En 1852, Poelaert est l’architecte le plus prisé de la capitale belge, malgré ses sautes d’humeur, ses prolongations de délais et ses dépassements de budgets dans des proportions pharaoniques. Les critiques sont virulentes : lui sont reprochées son architecture qualifiée de massive et son ornementation jugée rudimentaire.
Son atelier et ses bureaux étaient une fourmilière immense et bourdonnante où s'affairaient, dessinateurs, ingénieurs, visiteurs de marque et curieux.

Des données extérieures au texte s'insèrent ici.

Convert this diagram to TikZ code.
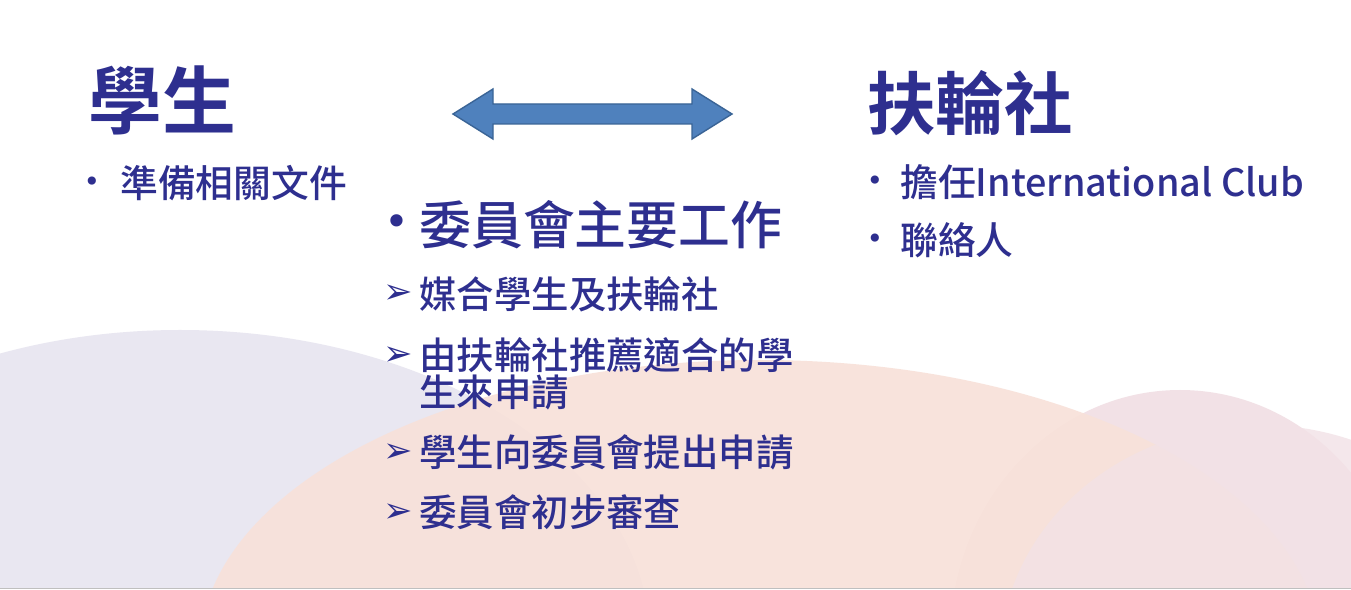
\documentclass[tikz,border=0pt]{standalone}
\usepackage{fontspec}
\setmainfont{Noto Sans CJK TC}[BoldFont={Noto Sans CJK TC Bold}]
\newfontfamily\med{Noto Sans CJK TC Medium}
\newfontfamily\dejavu{DejaVu Sans}
\definecolor{txt}{HTML}{2E2F8F}
\definecolor{arrowfill}{HTML}{4F81BD}
\definecolor{arrowline}{HTML}{3A6496}
\definecolor{lav}{HTML}{E9E7F1}
\definecolor{peach}{HTML}{F8E1D9}
\definecolor{pinkr}{HTML}{F2E1E6}
\tikzset{
  title/.style={font=\fontsize{42}{46}\selectfont\bfseries, text=txt, anchor=west, inner sep=0},
  item/.style={font=\med\fontsize{21.5}{26}\selectfont, text=txt, anchor=west, inner sep=0, align=left},
  big/.style={font=\med\fontsize{29.5}{32}\selectfont, text=txt, anchor=west, inner sep=0},
  sub/.style={font=\med\fontsize{21.3}{21}\selectfont, text=txt, anchor=north west, inner sep=0, align=left},
  dot/.style={font=\dejavu\fontsize{16}{20}\selectfont, text=txt, inner sep=0},
  tri/.style={font=\dejavu\fontsize{20}{20}\selectfont, text=txt, inner sep=0},
}
\begin{document}
\begin{tikzpicture}[x=0.02cm,y=-0.02cm]
\useasboundingbox (0,0) rectangle (1351,590);
\fill[white] (0,0) rectangle (1351,590);
\begin{scope}
\clip (0,0) rectangle (1351,587);
\fill[lav] (180,640) ellipse [x radius=470, y radius=310];
\fill[pinkr] (1180,640) ellipse [x radius=230, y radius=250];
\fill[peach, opacity=0.9] (760,650) ellipse [x radius=560, y radius=290];
\fill[pinkr, opacity=0.8] (1260,660) ellipse [x radius=260, y radius=235];
\end{scope}
\draw[gray!50] (0,588) -- (1351,588);

\node[title] (stu) at (88,100) {學生};
\node[dot] (b1) at (92,184) {•};
\node[item] (t1) at (120,183) {準備相關文件};

\fill[arrowfill, draw=arrowline, line width=0.8pt]
  (453,114) -- (493,89) -- (493,104) -- (692,104) -- (692,89) -- (732,114)
  -- (692,139) -- (692,124) -- (493,124) -- (493,139) -- cycle;

\node[title, font=\fontsize{39}{44}\selectfont\bfseries] (rot) at (867,103) {扶輪社};
\node[dot] (b2) at (875,183) {•};
\node[item] (t2) at (900,182) {擔任International Club};
\node[dot] (b3) at (875,241) {•};
\node[item] (t3) at (900,240) {聯絡人};

\node[dot, font=\dejavu\fontsize{24}{28}\selectfont] (b4) at (397,226) {•};
\node[big] (t4) at (419,225) {委員會主要工作};

\node[tri] (a1) at (398,294) {➢};
\node[sub] (s1) at (419,276) {媒合學生及扶輪社};
\node[tri] (a2) at (398,356) {➢};
\node[sub] (s2) at (419,337) {由扶輪社推薦適合的學\\生來申請};
\node[tri] (a3) at (398,453) {➢};
\node[sub] (s3) at (419,434) {學生向委員會提出申請};
\node[tri] (a4) at (398,513) {➢};
\node[sub] (s4) at (419,494) {委員會初步審查};
\end{tikzpicture}
\end{document}
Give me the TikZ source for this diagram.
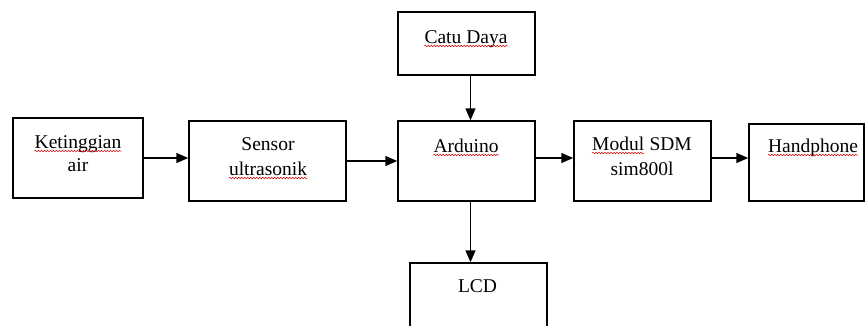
\documentclass[tikz,border=0pt]{standalone}
\usepackage{fontspec}
\setmainfont{Liberation Serif}
\usetikzlibrary{arrows.meta,decorations.pathmorphing}
\begin{document}
\begin{tikzpicture}[x=1pt,y=-1pt,
  box/.style={draw, line width=1.5pt, inner sep=0pt},
  txt/.style={anchor=base, inner sep=0pt, font=\fontsize{19.5pt}{23pt}\selectfont},
  squig/.style={draw=red!85!black, line width=0.5pt, decorate, decoration={snake, amplitude=0.8pt, segment length=3pt}},
  arr/.style={line width=1.5pt, -{Triangle[length=12pt,width=10pt]}}]
\clip (0,0) rectangle (865,325);
\fill[white] (0,0) rectangle (865,325);
% boxes
\node[box, minimum width=130pt, minimum height=80pt] (ket) at (78,158) {};
\node[box, minimum width=157pt, minimum height=80pt] (sen) at (267.5,161) {};
\node[box, minimum width=137pt, minimum height=63pt] (catu) at (466.5,43.5) {};
\node[box, minimum width=137pt, minimum height=80pt] (ard) at (466.5,161) {};
\node[box, minimum width=137pt, minimum height=80pt] (mod) at (642.5,161) {};
\node[box, minimum width=115pt, minimum height=77pt] (hp) at (806.5,162.5) {};
\node[box, minimum width=137pt, minimum height=82pt] (lcd) at (478.5,304) {};
% texts
\node[txt] (ket1) at (78,148) {Ketinggian};
\node[txt] (ket2) at (78,171) {air};
\node[txt] (sen1) at (268,150) {Sensor};
\node[txt] (sen2) at (268,175) {ultrasonik};
\node[txt] (catu1) at (466,43) {Catu Daya};
\node[txt] (ard1) at (466,152) {Arduino};
\node[txt, anchor=base west] (mod1a) at (592,150) {Modul};
\node[txt, anchor=base west] (mod1b) at ([xshift=4.9pt]mod1a.base east) {SDM};
\node[txt] (mod2) at (642,175) {sim800l};
\node[txt] (hp1) at (813,152) {Handphone};
\node[txt] (lcd1) at (477.5,292) {LCD};
% spelling squiggles
\foreach \n in {ket1,sen2,catu1,ard1,mod1a,hp1}
  \path[squig] ([yshift=-3pt]\n.base west) -- ([yshift=-3pt]\n.base east);
% connectors
\draw[arr] (ket.east) -- (ket.east -| sen.west);
\draw[arr] (sen.east) -- (ard.west);
\draw[arr] ([yshift=3pt]ard.east) -- ([yshift=3pt]ard.east -| mod.west);
\draw[arr] ([yshift=3pt]mod.east) -- ([yshift=3pt]mod.east -| hp.west);
\draw[arr] ([xshift=4pt]catu.south) -- ([xshift=4pt]catu.south |- ard.north);
\draw[arr] ([xshift=4pt]ard.south) -- ([xshift=4pt]ard.south |- lcd.north);
\end{tikzpicture}
\end{document}
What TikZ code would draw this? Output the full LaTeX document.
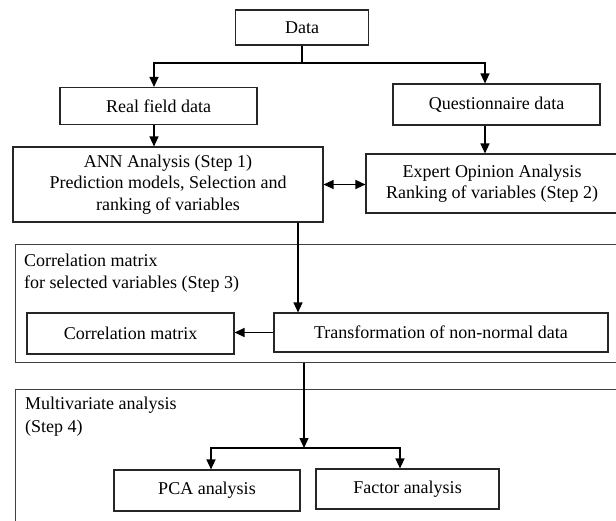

Un jeune homme timide et réservé, sous la conduite du Maître aimait à s'y rendre, c'était le duc de Brabant futur Léopold II auquel Poelaert a insufflé le goût pour la grandeur architecturale et d'ailleurs il réalisera personnellement en son honneur dans la cour de l’Hôtel de Ville une salle de bal néogothique pour sa majorité et pour le mariage de celui-ci, le 10 août 1853, il décore la collégiale de Bruxelles.
En 1855, nommé architecte de la Ville de Bruxelles, il supervise six chantiers d’envergure (dont la caserne des pompiers de la rue Blaes).
Le 21 janvier 1855, un incendie ravage l’opéra de la La Monnaie. Poelaert remporte le concours pour sa reconstruction. Lors de l'inauguration, pendant le premier entr'acte, comme le raconta la presse, "« le bourgmestre a introduit Joseph Poelaert au balcon, l'architecte auquel la ville de Bruxelles doit son beau théâtre et qui fut chaleureusement ovationné par le public »".
Il démissionne de la fonction publique en 1859.